* START *
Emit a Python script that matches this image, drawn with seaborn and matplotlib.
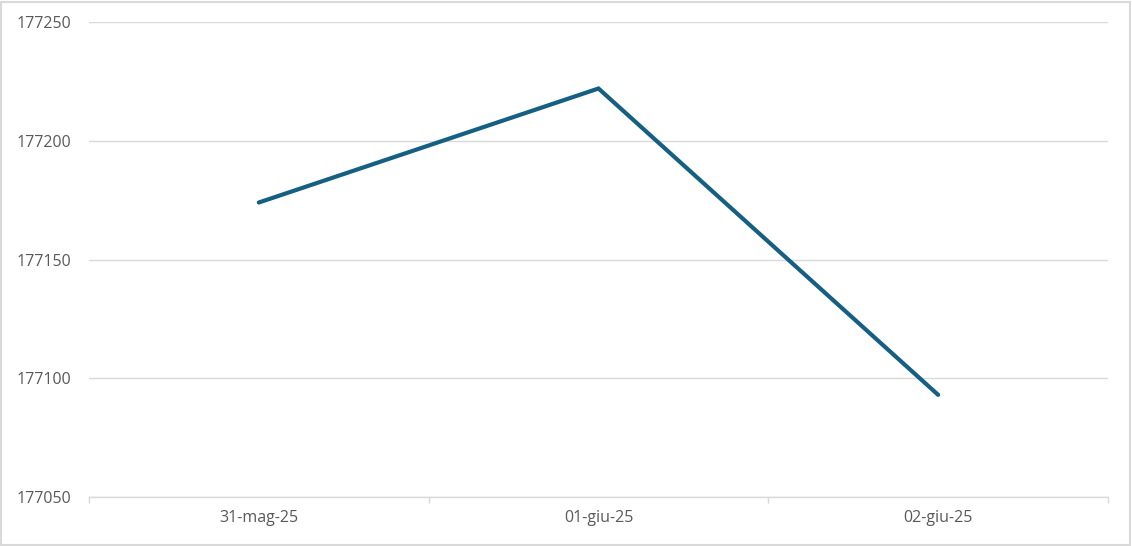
import matplotlib
matplotlib.use("Agg")
import matplotlib.pyplot as plt
import numpy as np
import pandas as pd
import seaborn as sns
from matplotlib.patches import Rectangle

# Data
dates = ["31-mag-25", "01-giu-25", "02-giu-25"]
values = [177174, 177222, 177093]
y_ticks = [177050, 177100, 177150, 177200, 177250]

df = pd.DataFrame({"pos": np.arange(len(dates)), "value": values})

sns.set_theme(style="white")
plt.rcParams['font.family'] = ['Open Sans', 'DejaVu Sans']

fig = plt.figure(figsize=(11.32, 5.46), dpi=100)
ax = fig.add_axes([89 / 1132, 1 - 497 / 546, (1108 - 89) / 1132, (497 - 22) / 546])

sns.lineplot(data=df, x="pos", y="value", ax=ax, color="#156082", linewidth=3.0,
             solid_capstyle="round", solid_joinstyle="miter")

ax.set_xlim(-0.5, len(dates) - 0.5)
ax.set_ylim(y_ticks[0], y_ticks[-1])
ax.set_yticks(y_ticks)
ax.set_yticklabels([str(v) for v in y_ticks])
ax.set_xticks(df["pos"])
ax.set_xticklabels(dates)
ax.set_xticks(np.arange(-0.5, len(dates), 1.0), minor=True)
ax.set_xlabel("")
ax.set_ylabel("")

# gridlines and axis styling
ax.grid(axis="y", color="#d9d9d9", linewidth=1.0)
ax.set_axisbelow(True)
for side in ["top", "right", "left"]:
    ax.spines[side].set_visible(False)
ax.spines["bottom"].set_color("#d9d9d9")
ax.spines["bottom"].set_linewidth(1.0)

ax.tick_params(axis="y", length=0, pad=12.5, labelsize=11.5, labelcolor="#595959")
ax.tick_params(axis="x", which="major", length=0, pad=9, labelsize=11.5, labelcolor="#595959")
ax.tick_params(axis="x", which="minor", length=4, width=1.0, color="#d9d9d9", bottom=True)

# thin light frame around the whole figure
fig.patches.append(Rectangle((0.001, 0.001), 0.997, 0.996, transform=fig.transFigure,
                             fill=False, edgecolor="#d9d9d9", linewidth=1.5))

fig.savefig("out.png", dpi=100)
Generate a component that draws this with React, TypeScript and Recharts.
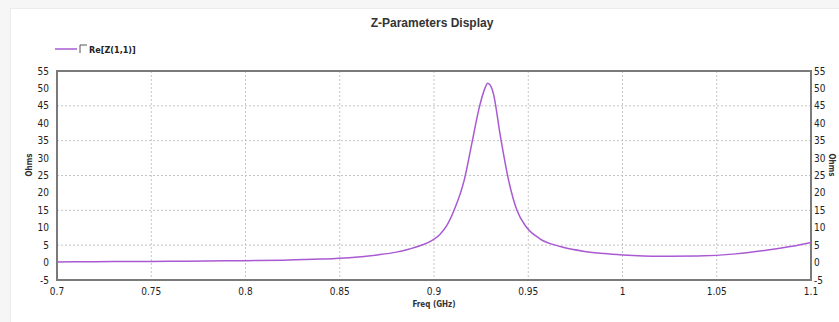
import React from 'react';
import { LineChart, Line, XAxis, YAxis, CartesianGrid, ReferenceArea } from 'recharts';

// Re[Z(1,1)] in Ohms
const freqGHz = [
    0.7, 0.72, 0.74, 0.76, 0.78, 0.8, 0.82, 0.84, 0.855, 0.87, 0.88, 0.887, 0.894, 0.899, 0.903, 0.907,
    0.911, 0.916, 0.92, 0.924, 0.927, 0.9285, 0.93, 0.9316, 0.935, 0.9396, 0.944, 0.949, 0.956, 0.967,
    0.98, 0.99, 1.0, 1.02, 1.04, 1.06, 1.077, 1.09, 1.1,
];
const reZ11 = [
    0.2, 0.25, 0.3, 0.35, 0.45, 0.55, 0.7, 1.0, 1.4, 2.2, 3.0, 3.9, 5.1, 6.4, 8.0, 10.8,
    15.5, 23.6, 34, 44.5, 50, 51.5, 50.8, 48.3, 37, 23.6, 15, 10.2, 6.9, 4.6,
    3.2, 2.6, 2.2, 1.8, 1.9, 2.5, 3.6, 4.7, 5.8,
];
const xTicks = [0.7, 0.75, 0.8, 0.85, 0.9, 0.95, 1, 1.05, 1.1];
const yTicks = [-5, 0, 5, 10, 15, 20, 25, 30, 35, 40, 45, 50, 55];

const data = freqGHz.map((f, i) => ({ freq: f, re: reZ11[i] }));

const FONT = '"Liberation Sans Narrow", "DejaVu Sans Condensed", "Liberation Sans", Arial, sans-serif';
const TRACE = '#a95ad2';
const tickStyle = { fontSize: 10, fill: '#222', fontFamily: FONT };

export default function App() {
    return (
        <div style={{ position: 'absolute', left: 0, top: 0, width: 839, height: 322, background: '#f6f6f6', overflow: 'hidden' }}>
            <div style={{ position: 'absolute', left: 10, top: 8, right: -2, bottom: -2, background: '#fff', border: '1px solid #ececec' }} />
            <div style={{ position: 'absolute', left: 0, top: 0 }}>
                <LineChart width={839} height={322} data={data} margin={{ top: 71, right: 8, bottom: 12, left: 17 }}>
                    <text x={432} y={27} textAnchor="middle" fontSize={12} fontWeight="bold" fill="#333" fontFamily='"Liberation Sans", Arial, sans-serif'>
                        Z-Parameters Display
                    </text>
                    {/* legend */}
                    <line x1={55} y1={49} x2={77} y2={49} stroke={TRACE} strokeWidth={1.5} />
                    <polyline points="80,53 80,45 87,45" fill="none" stroke="#555" strokeWidth={1} />
                    <text x={89} y={52.5} fontSize={9} fontWeight="bold" fill="#222" fontFamily={FONT}>
                        Re[Z(1,1)]
                    </text>
                    <text x={0} y={0} transform="translate(32,165) rotate(-90)" textAnchor="middle" fontSize={8} fontWeight="bold" fill="#333" fontFamily={FONT}>
                        Ohms
                    </text>
                    <text x={0} y={0} transform="translate(829,165) rotate(90)" textAnchor="middle" fontSize={8} fontWeight="bold" fill="#333" fontFamily={FONT}>
                        Ohms
                    </text>
                    <CartesianGrid yAxisId="left" stroke="#c4c4c4" strokeDasharray="2 2" verticalValues={xTicks} horizontalValues={yTicks} />
                    <XAxis
                        dataKey="freq"
                        type="number"
                        domain={[0.7, 1.1]}
                        ticks={xTicks}
                        allowDataOverflow
                        axisLine={false}
                        tickLine={false}
                        tickSize={6}
                        tickMargin={2}
                        height={30}
                        tick={tickStyle}
                        label={{ value: 'Freq (GHz)', position: 'insideBottom', offset: 3, fontSize: 8, fontWeight: 'bold', fill: '#333', fontFamily: FONT }}
                    />
                    <YAxis
                        yAxisId="left"
                        orientation="left"
                        type="number"
                        domain={[-5, 55]}
                        allowDataOverflow
                        ticks={yTicks}
                        width={40}
                        axisLine={false}
                        tickLine={false}
                        tickSize={6}
                        tickMargin={2}
                        tick={tickStyle}
                    />
                    <YAxis
                        yAxisId="right"
                        orientation="right"
                        type="number"
                        domain={[-5, 55]}
                        allowDataOverflow
                        ticks={yTicks}
                        width={20}
                        axisLine={false}
                        tickLine={false}
                        tickSize={1}
                        tickMargin={2}
                        tick={tickStyle}
                    />
                    <ReferenceArea yAxisId="left" x1={0.7} x2={1.1} y1={-5} y2={55} fill="none" stroke="#7a7a7a" strokeWidth={2} ifOverflow="visible" />
                    <Line yAxisId="right" dataKey="re" stroke="none" dot={false} activeDot={false} isAnimationActive={false} />
                    <Line
                        yAxisId="left"
                        dataKey="re"
                        type="monotone"
                        stroke={TRACE}
                        strokeWidth={1.5}
                        dot={false}
                        isAnimationActive={false}
                    />
                </LineChart>
            </div>
        </div>
    );
}
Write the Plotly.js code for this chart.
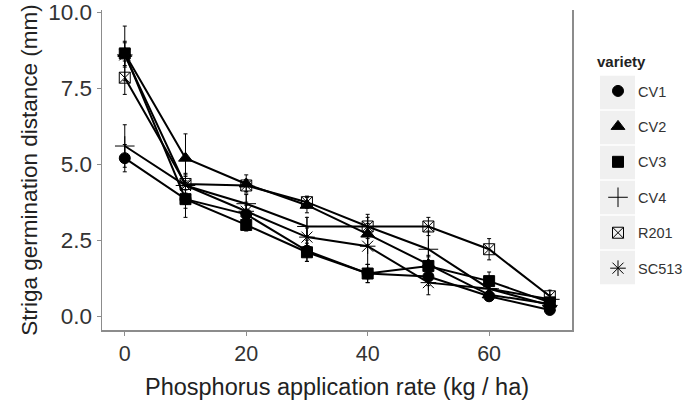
<!DOCTYPE html>
<html><head><meta charset="utf-8">
<script src="https://cdn.plot.ly/plotly-3.0.1.min.js"></script>
<style>body{margin:0;background:#fff}#c{width:685px;height:401px}</style>
</head><body><div id="c"></div>
<script>
const rate = [0, 10, 20, 30, 40, 50, 60, 70];
const varieties = ["CV1", "CV2", "CV3", "CV4", "R201", "SC513"];
const CV1 = [5.2, 3.85, 3.35, 2.15, 1.4, 1.3, 0.65, 0.2];
const CV1_se = [0.45, 0.3, 0.3, 0.35, 0.3, 0.3, 0.15, 0.15];
const CV2 = [8.65, 5.2, 4.35, 3.65, 2.7, 1.7, 0.7, 0.4];
const CV2_se = [0.9, 0.8, 0.3, 0.25, 0.35, 0.3, 0.2, 0.15];
const CV3 = [8.65, 3.85, 3.0, 2.1, 1.4, 1.65, 1.15, 0.45];
const CV3_se = [0.4, 0.6, 0.2, 0.3, 0.3, 0.3, 0.3, 0.15];
const CV4 = [5.6, 4.3, 3.7, 2.95, 2.95, 2.2, 0.9, 0.55];
const CV4_se = [0.7, 0.4, 0.3, 0.3, 0.3, 0.6, 0.2, 0.15];
const R201 = [7.85, 4.35, 4.3, 3.75, 2.95, 2.95, 2.2, 0.65];
const R201_se = [0.55, 0.3, 0.2, 0.2, 0.4, 0.3, 0.35, 0.2];
const SC513 = [8.6, 4.3, 3.45, 2.6, 2.3, 1.1, 0.9, 0.35];
const SC513_se = [0.4, 0.3, 0.3, 0.3, 0.6, 0.4, 0.2, 0.15];

const values = [CV1, CV2, CV3, CV4, R201, SC513];
const errors = [CV1_se, CV2_se, CV3_se, CV4_se, R201_se, SC513_se];
const symbols = ["circle", "triangle-up", "square", "cross-thin-open", "square-x-open", "asterisk-open"];
const sizes = [11, 12, 11, 14, 11, 13];

const traces = [];
varieties.forEach((v, i) => {
  traces.push({
    type: "scatter", mode: "lines", name: v, legendgroup: v, showlegend: false,
    x: rate, y: values[i], line: {color: "#000", width: 2}, hoverinfo: "skip"
  });
});
varieties.forEach((v, i) => {
  traces.push({
    type: "scatter", mode: "markers", name: v, legendgroup: v,
    x: rate, y: values[i],
    error_y: {type: "data", array: errors[i], visible: true, color: "#000", thickness: 1, width: 2},
    marker: {symbol: symbols[i], size: sizes[i], color: "#000", line: {color: "#000", width: 1}}
  });
});

const shapes = [];
for (let i = 0; i < 6; i++) {
  const top = 75 + 35 * i, bot = top + 35;
  shapes.push({type: "rect", xref: "paper", yref: "paper", layer: "below",
    x0: (600 - 102) / 470, x1: (635 - 102) / 470,
    y0: (330 - bot) / 320 + 0.002, y1: (330 - top) / 320 - 0.002,
    fillcolor: "#f0f0f0", line: {width: 0}});
}

const layout = {
  width: 685, height: 401,
  margin: {l: 102, r: 113, t: 10, b: 71, autoexpand: false},
  paper_bgcolor: "#fff", plot_bgcolor: "#fff",
  font: {family: "Liberation Sans, Arial, sans-serif", color: "#333"},
  showlegend: true,
  xaxis: {range: [-3.75, 73.65], tickvals: [0, 20, 40, 60], showgrid: false, zeroline: false,
    showline: true, linecolor: "#8c8c8c", linewidth: 1.5, ticks: "outside", ticklen: 4, tickcolor: "#8c8c8c",
    tickfont: {size: 21.5, color: "#333"},
    title: {text: "Phosphorus application rate (kg / ha)", font: {size: 23.5, color: "#222"}, standoff: 13}},
  yaxis: {range: [-0.46, 10.08], tickvals: [0, 2.5, 5, 7.5, 10], ticktext: ["0.0", "2.5", "5.0", "7.5", "10.0"],
    showgrid: false, zeroline: false,
    showline: true, mirror: true, linecolor: "#8c8c8c", linewidth: 1.5, ticks: "outside", ticklen: 4, tickcolor: "#8c8c8c",
    tickfont: {size: 22.5, color: "#333"},
    title: {text: "Striga germination distance (mm)", font: {size: 22.5, color: "#222"}, standoff: 4}},
  legend: {x: (598 - 102) / 470, xanchor: "left", y: (330 - 75) / 320, yanchor: "top",
    bgcolor: "rgba(0,0,0,0)", font: {size: 14.5, color: "#333"}, tracegroupgap: 13.6},
  annotations: [{text: "<b>variety</b>", xref: "paper", yref: "paper", x: (595 - 102) / 470, y: (330 - 62) / 320,
    xanchor: "left", yanchor: "middle", showarrow: false, font: {size: 15, color: "#222"}}],
  shapes: shapes
};

Plotly.newPlot("c", traces, layout, {displayModeBar: false, staticPlot: true});
</script>
</body></html>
* END *
Using the data above, copy exactly the lines from the one containing "Generate a component" to the one containing "YAxis, CartesianGrid, ReferenceArea", inclusive. Exclude the pictures.

### [TASK RESPONSE]
Generate a component that draws this with React, TypeScript and Recharts.
import React from 'react';
import { LineChart, Line, XAxis, YAxis, CartesianGrid, ReferenceArea } from 'recharts';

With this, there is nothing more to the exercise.